The tourism industry, which supports thousand of jobs and accounts for hundreds of millions of pounds in spending, could also be hit as visitors struggle to access cash in some areas, evidence gathered by Holyrood’s economy committee has also revealed.
The House of Commons Scottish Affairs committee has already called on RBS to halt plans to axe up to 62 branches across Scotland, warning this will be “devastating” for communities affected. MSPs at Holyrood will this week hear from community groups affected who are warning that the closures will have a disastrous effect.
Elderly Scots are among those worst affected, Age Scotland said in its submission to the committee.
The charity said: “We are told by older people that dealing with a call centre for inquiries which they used to undertake in branch can be unnecessarily stressful due to the quality of the sound, remembering complicated passwords and security answers, having to verbally articulate what their issue is and the fear of phone scams.”
Going to the bank is part of a routine for many older Scots that “gets them out of the house”, the body adds, and there are fears the closures could undermine efforts to tackle the “devastating impact” of loneliness and social isolation.
The impact on smaller towns is set out in blunt terms by residents.
In Dalbeattie, Dumfries and Galloway, the impact has been “awful” according to Erica Johnson, chair of the local community council.
She said: “People have to drive or take the bus [2 hours again] just to get money. People struggle to get cash for a taxi fare if they are going somewhere where the bus does not go and you cannot get a mini statement to check your finances!”

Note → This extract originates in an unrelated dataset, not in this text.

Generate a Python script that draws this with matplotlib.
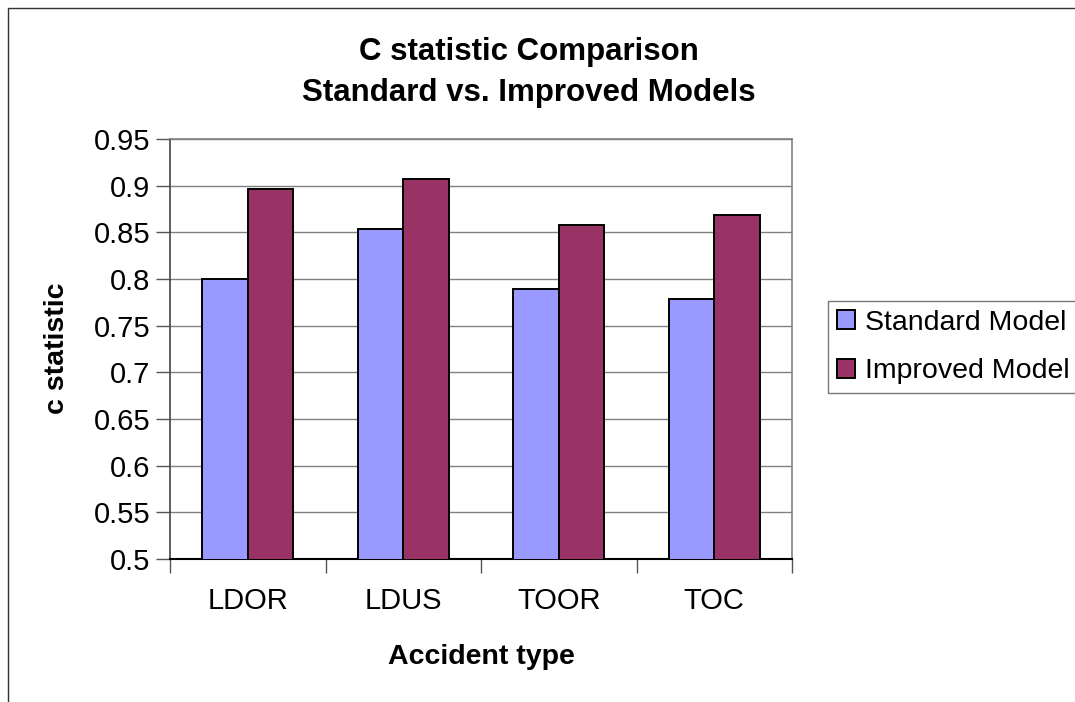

Another Dalbeattie resident, Robert McGoldrick, said the closures have caused “real problems”.
He said: “Our shops, hotels, pubs are having problems with cash flow. The retired have nowhere to open an account for their pension to be paid into.”
Margaret Rae of Whitburn, West Lothian, said the closure of the bank there came after other closures in Armadale, Harthill, Fauldhouse and Blackburn
“The RBS branch in Whitburn was the biggest in the district,” she said. “There was never less than 10 people waiting to be seen, worst times there could be 20+ people queuing to be seen.”
The disappearance of branches in Longniddry and Prestonpans in East Lothian meant disruption for local woman Una Kerr, who said the replacement mobile branch stop near her was withdrawn in order to cover further closures, including North Berwick.
Ms Kerr added: “On using the RBS branch in North Berwick twice in the last few weeks I have had to queue, so how can anyone say it is underutilised?
“By way of a sweetener, a notice in the branch suggests customers should come along to a launch of a mobile bank in the town. Why bother when it is likely to be killed off to accommodate areas in the next round of branch closures.”
According to the Association of Scotland’s Self Caterers (ASSC), tourists could even be driven away as the dearth of cash point in remote areas escalates.
The ASSC said: “Many tourists and visitors, especially those from urban areas, readily assume that card facilities will be available. However, this is not always the case, thereby limiting potential spend.”
Charity chiefs could also face the risk of failing to comply with “legal duties” under charities legislation over problems with banks such as the “complex and lengthy” processes for change of signatories on accounts.
Scots charity regulator OSCR also warns that opening account “difficulties” and issues with online banking availability and services could also pose problems.
The regulator said: “While there are other ways to conduct these transactions, having access to the local branch is viewed as important as a means of direct contact on issues that may arise.”
RBS said it was responding to changes in the way its customers banked, with branch usage falling by 44 per cent since 2011, while seven in ten customers were now using mobile or online banking.
It added: “We recognise that every customer will have different banking needs and we are committed to ensuring all our customers receive the best possible service.”